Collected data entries
━━━━━━
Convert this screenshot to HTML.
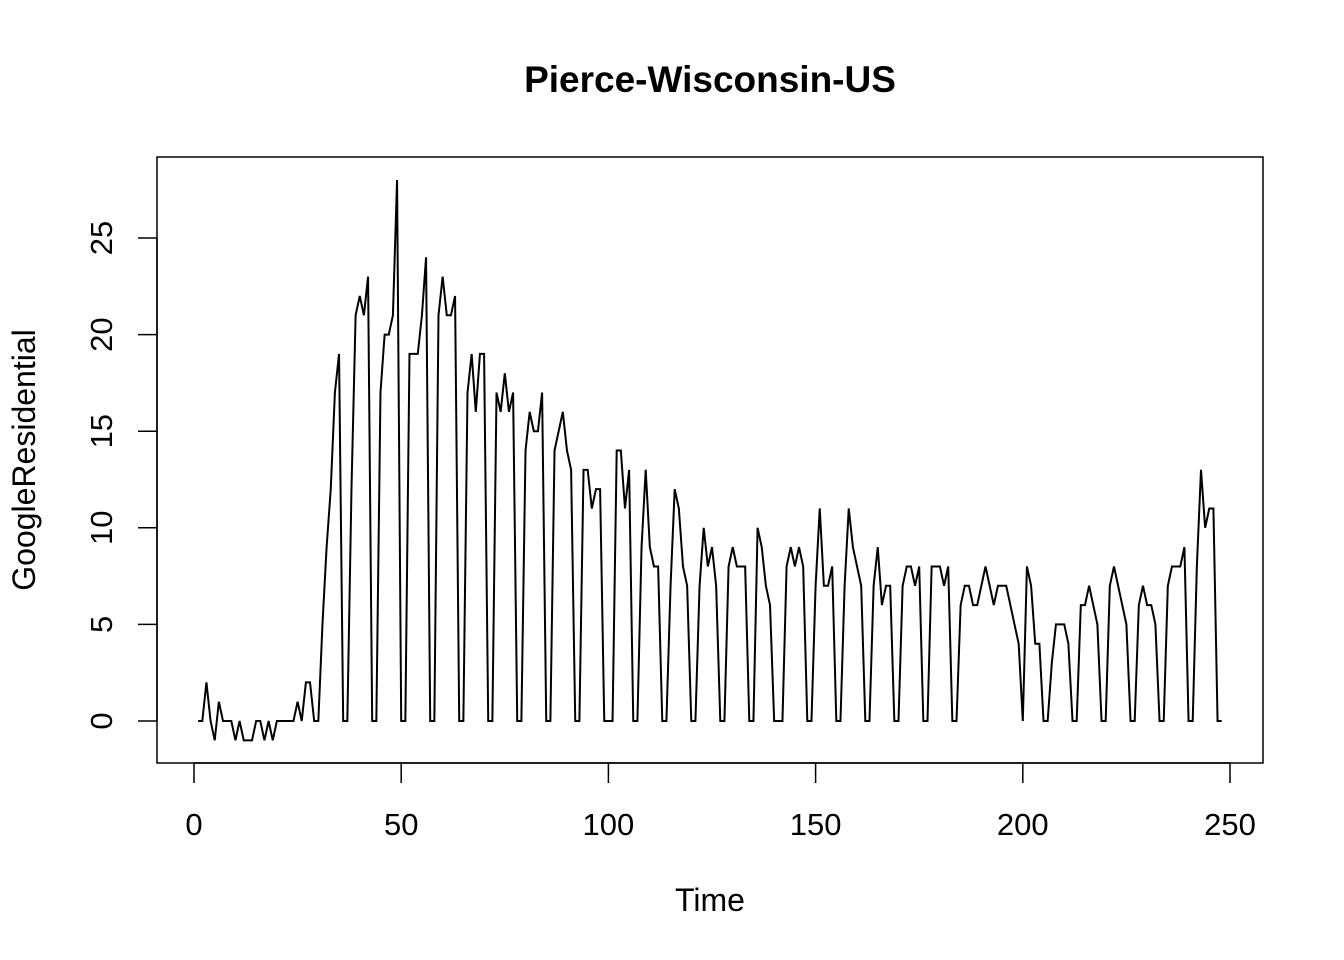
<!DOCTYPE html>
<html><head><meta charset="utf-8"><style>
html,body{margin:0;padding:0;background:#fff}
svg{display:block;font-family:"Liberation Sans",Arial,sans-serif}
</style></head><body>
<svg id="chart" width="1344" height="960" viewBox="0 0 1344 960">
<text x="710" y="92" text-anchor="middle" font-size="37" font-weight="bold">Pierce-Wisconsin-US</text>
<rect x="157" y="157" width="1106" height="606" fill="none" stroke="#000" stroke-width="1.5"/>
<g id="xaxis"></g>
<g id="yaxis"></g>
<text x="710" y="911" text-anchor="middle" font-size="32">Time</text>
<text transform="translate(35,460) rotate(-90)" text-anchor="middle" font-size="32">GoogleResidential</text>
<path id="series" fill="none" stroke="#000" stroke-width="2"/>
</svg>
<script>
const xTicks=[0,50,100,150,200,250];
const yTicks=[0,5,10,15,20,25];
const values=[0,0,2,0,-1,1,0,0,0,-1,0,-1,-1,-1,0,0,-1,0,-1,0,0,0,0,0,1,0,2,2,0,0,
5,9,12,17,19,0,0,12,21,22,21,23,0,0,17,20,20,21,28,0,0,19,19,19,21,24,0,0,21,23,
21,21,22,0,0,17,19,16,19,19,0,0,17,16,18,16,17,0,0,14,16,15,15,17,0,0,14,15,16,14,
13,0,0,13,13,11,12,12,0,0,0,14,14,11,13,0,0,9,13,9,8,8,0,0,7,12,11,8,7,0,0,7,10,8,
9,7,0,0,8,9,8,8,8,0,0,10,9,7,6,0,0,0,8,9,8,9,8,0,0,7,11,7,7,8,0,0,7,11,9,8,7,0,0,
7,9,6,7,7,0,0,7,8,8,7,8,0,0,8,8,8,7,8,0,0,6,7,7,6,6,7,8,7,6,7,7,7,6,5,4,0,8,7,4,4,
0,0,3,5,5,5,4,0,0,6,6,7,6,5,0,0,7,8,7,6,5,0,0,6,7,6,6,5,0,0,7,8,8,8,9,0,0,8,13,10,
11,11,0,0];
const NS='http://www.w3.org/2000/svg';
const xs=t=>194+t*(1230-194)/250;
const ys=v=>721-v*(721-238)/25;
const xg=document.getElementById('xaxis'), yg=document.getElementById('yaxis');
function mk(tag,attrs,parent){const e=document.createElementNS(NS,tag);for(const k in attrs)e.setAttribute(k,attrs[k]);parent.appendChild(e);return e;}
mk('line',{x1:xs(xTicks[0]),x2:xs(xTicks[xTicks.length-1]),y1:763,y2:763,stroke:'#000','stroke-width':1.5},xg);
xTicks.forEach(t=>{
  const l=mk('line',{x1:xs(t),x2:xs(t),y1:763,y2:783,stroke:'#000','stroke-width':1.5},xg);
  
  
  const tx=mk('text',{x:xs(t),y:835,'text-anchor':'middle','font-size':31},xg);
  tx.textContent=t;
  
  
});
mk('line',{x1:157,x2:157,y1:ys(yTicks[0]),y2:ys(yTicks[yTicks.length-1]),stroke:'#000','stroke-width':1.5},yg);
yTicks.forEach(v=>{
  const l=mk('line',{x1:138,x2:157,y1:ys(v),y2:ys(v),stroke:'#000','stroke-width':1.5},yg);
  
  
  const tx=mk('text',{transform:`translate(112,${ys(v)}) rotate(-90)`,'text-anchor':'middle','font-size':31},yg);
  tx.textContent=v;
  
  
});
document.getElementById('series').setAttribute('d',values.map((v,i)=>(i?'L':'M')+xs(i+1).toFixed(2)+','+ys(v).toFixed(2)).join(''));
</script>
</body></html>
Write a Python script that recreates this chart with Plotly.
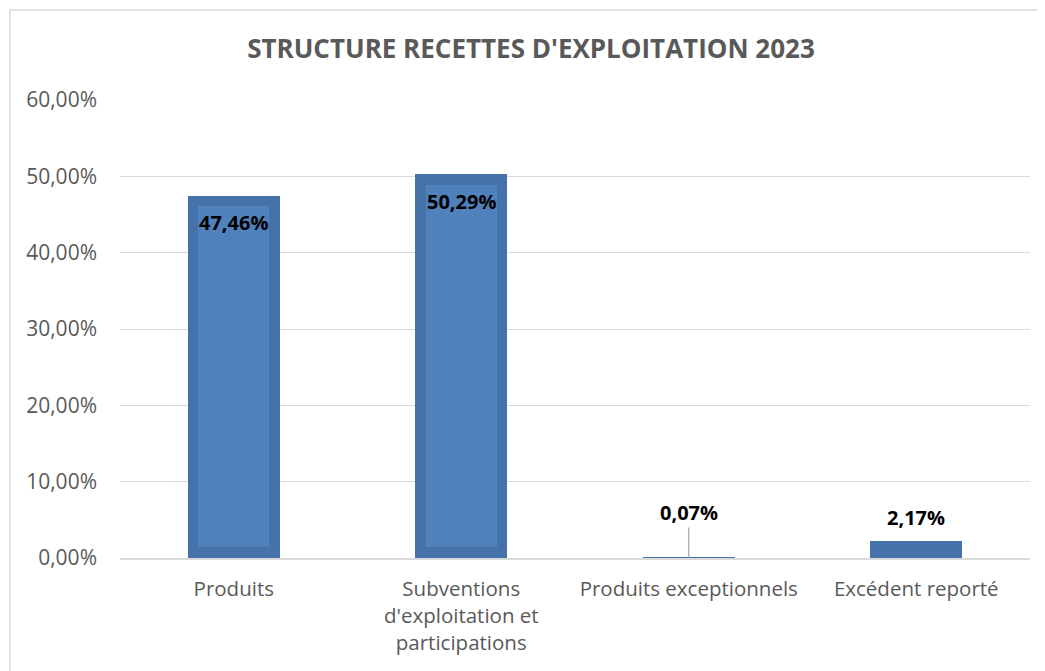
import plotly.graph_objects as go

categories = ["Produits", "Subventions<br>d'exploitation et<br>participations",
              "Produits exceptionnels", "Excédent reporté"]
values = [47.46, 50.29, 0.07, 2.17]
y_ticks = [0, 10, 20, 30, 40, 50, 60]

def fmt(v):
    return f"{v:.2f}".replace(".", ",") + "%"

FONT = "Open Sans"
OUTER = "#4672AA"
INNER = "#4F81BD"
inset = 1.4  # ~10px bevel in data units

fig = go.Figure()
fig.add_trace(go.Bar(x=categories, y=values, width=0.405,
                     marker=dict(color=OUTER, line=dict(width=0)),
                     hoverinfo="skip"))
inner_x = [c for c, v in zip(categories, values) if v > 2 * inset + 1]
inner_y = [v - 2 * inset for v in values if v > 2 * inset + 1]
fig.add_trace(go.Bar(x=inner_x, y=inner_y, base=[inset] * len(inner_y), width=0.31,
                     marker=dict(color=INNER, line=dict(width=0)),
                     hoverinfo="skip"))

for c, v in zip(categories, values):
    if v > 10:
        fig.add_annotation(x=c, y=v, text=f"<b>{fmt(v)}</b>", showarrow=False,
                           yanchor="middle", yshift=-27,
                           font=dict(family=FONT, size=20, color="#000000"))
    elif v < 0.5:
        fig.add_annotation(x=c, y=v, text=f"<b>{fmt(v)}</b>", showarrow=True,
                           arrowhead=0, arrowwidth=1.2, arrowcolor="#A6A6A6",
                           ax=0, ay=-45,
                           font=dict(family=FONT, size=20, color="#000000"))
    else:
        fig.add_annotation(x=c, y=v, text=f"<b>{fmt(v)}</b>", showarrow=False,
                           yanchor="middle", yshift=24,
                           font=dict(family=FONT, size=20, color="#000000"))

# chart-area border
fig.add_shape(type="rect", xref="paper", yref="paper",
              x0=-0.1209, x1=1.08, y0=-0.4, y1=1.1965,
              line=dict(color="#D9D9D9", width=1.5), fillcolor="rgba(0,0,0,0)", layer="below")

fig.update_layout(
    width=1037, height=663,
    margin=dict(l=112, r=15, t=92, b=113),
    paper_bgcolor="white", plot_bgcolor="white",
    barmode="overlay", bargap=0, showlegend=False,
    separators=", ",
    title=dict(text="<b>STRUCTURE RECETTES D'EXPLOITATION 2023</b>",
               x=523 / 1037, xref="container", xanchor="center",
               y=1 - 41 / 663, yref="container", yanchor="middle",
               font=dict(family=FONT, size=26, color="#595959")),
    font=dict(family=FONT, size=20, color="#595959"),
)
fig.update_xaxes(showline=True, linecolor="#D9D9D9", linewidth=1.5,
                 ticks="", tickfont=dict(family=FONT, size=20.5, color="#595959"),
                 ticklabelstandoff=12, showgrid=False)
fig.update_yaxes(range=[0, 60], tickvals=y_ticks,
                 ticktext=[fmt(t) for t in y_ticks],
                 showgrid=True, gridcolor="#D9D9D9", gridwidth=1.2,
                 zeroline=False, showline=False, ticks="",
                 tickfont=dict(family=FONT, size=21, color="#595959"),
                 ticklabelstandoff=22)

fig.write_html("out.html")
━━━━━━
# [PROBLEM STATEMENT]
Quote every line word for word and keep the images out of the copy.

# [FINAL RESULT]
Convert this screenshot to HTML.
<!DOCTYPE html>
<html><head><meta charset="utf-8"><style>
html,body{margin:0;padding:0;background:#fff}
svg{display:block;font-family:"Liberation Sans",Arial,sans-serif}
</style></head><body>
<svg id="chart" width="1344" height="960" viewBox="0 0 1344 960">
<text x="710" y="92" text-anchor="middle" font-size="37" font-weight="bold">Pierce-Wisconsin-US</text>
<rect x="157" y="157" width="1106" height="606" fill="none" stroke="#000" stroke-width="1.5"/>
<g id="xaxis"></g>
<g id="yaxis"></g>
<text x="710" y="911" text-anchor="middle" font-size="32">Time</text>
<text transform="translate(35,460) rotate(-90)" text-anchor="middle" font-size="32">GoogleResidential</text>
<path id="series" fill="none" stroke="#000" stroke-width="2"/>
</svg>
<script>
const xTicks=[0,50,100,150,200,250];
const yTicks=[0,5,10,15,20,25];
const values=[0,0,2,0,-1,1,0,0,0,-1,0,-1,-1,-1,0,0,-1,0,-1,0,0,0,0,0,1,0,2,2,0,0,
5,9,12,17,19,0,0,12,21,22,21,23,0,0,17,20,20,21,28,0,0,19,19,19,21,24,0,0,21,23,
21,21,22,0,0,17,19,16,19,19,0,0,17,16,18,16,17,0,0,14,16,15,15,17,0,0,14,15,16,14,
13,0,0,13,13,11,12,12,0,0,0,14,14,11,13,0,0,9,13,9,8,8,0,0,7,12,11,8,7,0,0,7,10,8,
9,7,0,0,8,9,8,8,8,0,0,10,9,7,6,0,0,0,8,9,8,9,8,0,0,7,11,7,7,8,0,0,7,11,9,8,7,0,0,
7,9,6,7,7,0,0,7,8,8,7,8,0,0,8,8,8,7,8,0,0,6,7,7,6,6,7,8,7,6,7,7,7,6,5,4,0,8,7,4,4,
0,0,3,5,5,5,4,0,0,6,6,7,6,5,0,0,7,8,7,6,5,0,0,6,7,6,6,5,0,0,7,8,8,8,9,0,0,8,13,10,
11,11,0,0];
const NS='http://www.w3.org/2000/svg';
const xs=t=>194+t*(1230-194)/250;
const ys=v=>721-v*(721-238)/25;
const xg=document.getElementById('xaxis'), yg=document.getElementById('yaxis');
function mk(tag,attrs,parent){const e=document.createElementNS(NS,tag);for(const k in attrs)e.setAttribute(k,attrs[k]);parent.appendChild(e);return e;}
mk('line',{x1:xs(xTicks[0]),x2:xs(xTicks[xTicks.length-1]),y1:763,y2:763,stroke:'#000','stroke-width':1.5},xg);
xTicks.forEach(t=>{
  const l=mk('line',{x1:xs(t),x2:xs(t),y1:763,y2:783,stroke:'#000','stroke-width':1.5},xg);
  
  
  const tx=mk('text',{x:xs(t),y:835,'text-anchor':'middle','font-size':31},xg);
  tx.textContent=t;
  
  
});
mk('line',{x1:157,x2:157,y1:ys(yTicks[0]),y2:ys(yTicks[yTicks.length-1]),stroke:'#000','stroke-width':1.5},yg);
yTicks.forEach(v=>{
  const l=mk('line',{x1:138,x2:157,y1:ys(v),y2:ys(v),stroke:'#000','stroke-width':1.5},yg);
  
  
  const tx=mk('text',{transform:`translate(112,${ys(v)}) rotate(-90)`,'text-anchor':'middle','font-size':31},yg);
  tx.textContent=v;
  
  
});
document.getElementById('series').setAttribute('d',values.map((v,i)=>(i?'L':'M')+xs(i+1).toFixed(2)+','+ys(v).toFixed(2)).join(''));
</script>
</body></html>
Write a Python script that recreates this chart with Plotly.
import plotly.graph_objects as go

categories = ["Produits", "Subventions<br>d'exploitation et<br>participations",
              "Produits exceptionnels", "Excédent reporté"]
values = [47.46, 50.29, 0.07, 2.17]
y_ticks = [0, 10, 20, 30, 40, 50, 60]

def fmt(v):
    return f"{v:.2f}".replace(".", ",") + "%"

FONT = "Open Sans"
OUTER = "#4672AA"
INNER = "#4F81BD"
inset = 1.4  # ~10px bevel in data units

fig = go.Figure()
fig.add_trace(go.Bar(x=categories, y=values, width=0.405,
                     marker=dict(color=OUTER, line=dict(width=0)),
                     hoverinfo="skip"))
inner_x = [c for c, v in zip(categories, values) if v > 2 * inset + 1]
inner_y = [v - 2 * inset for v in values if v > 2 * inset + 1]
fig.add_trace(go.Bar(x=inner_x, y=inner_y, base=[inset] * len(inner_y), width=0.31,
                     marker=dict(color=INNER, line=dict(width=0)),
                     hoverinfo="skip"))

for c, v in zip(categories, values):
    if v > 10:
        fig.add_annotation(x=c, y=v, text=f"<b>{fmt(v)}</b>", showarrow=False,
                           yanchor="middle", yshift=-27,
                           font=dict(family=FONT, size=20, color="#000000"))
    elif v < 0.5:
        fig.add_annotation(x=c, y=v, text=f"<b>{fmt(v)}</b>", showarrow=True,
                           arrowhead=0, arrowwidth=1.2, arrowcolor="#A6A6A6",
                           ax=0, ay=-45,
                           font=dict(family=FONT, size=20, color="#000000"))
    else:
        fig.add_annotation(x=c, y=v, text=f"<b>{fmt(v)}</b>", showarrow=False,
                           yanchor="middle", yshift=24,
                           font=dict(family=FONT, size=20, color="#000000"))

# chart-area border
fig.add_shape(type="rect", xref="paper", yref="paper",
              x0=-0.1209, x1=1.08, y0=-0.4, y1=1.1965,
              line=dict(color="#D9D9D9", width=1.5), fillcolor="rgba(0,0,0,0)", layer="below")

fig.update_layout(
    width=1037, height=663,
    margin=dict(l=112, r=15, t=92, b=113),
    paper_bgcolor="white", plot_bgcolor="white",
    barmode="overlay", bargap=0, showlegend=False,
    separators=", ",
    title=dict(text="<b>STRUCTURE RECETTES D'EXPLOITATION 2023</b>",
               x=523 / 1037, xref="container", xanchor="center",
               y=1 - 41 / 663, yref="container", yanchor="middle",
               font=dict(family=FONT, size=26, color="#595959")),
    font=dict(family=FONT, size=20, color="#595959"),
)
fig.update_xaxes(showline=True, linecolor="#D9D9D9", linewidth=1.5,
                 ticks="", tickfont=dict(family=FONT, size=20.5, color="#595959"),
                 ticklabelstandoff=12, showgrid=False)
fig.update_yaxes(range=[0, 60], tickvals=y_ticks,
                 ticktext=[fmt(t) for t in y_ticks],
                 showgrid=True, gridcolor="#D9D9D9", gridwidth=1.2,
                 zeroline=False, showline=False, ticks="",
                 tickfont=dict(family=FONT, size=21, color="#595959"),
                 ticklabelstandoff=22)

fig.write_html("out.html")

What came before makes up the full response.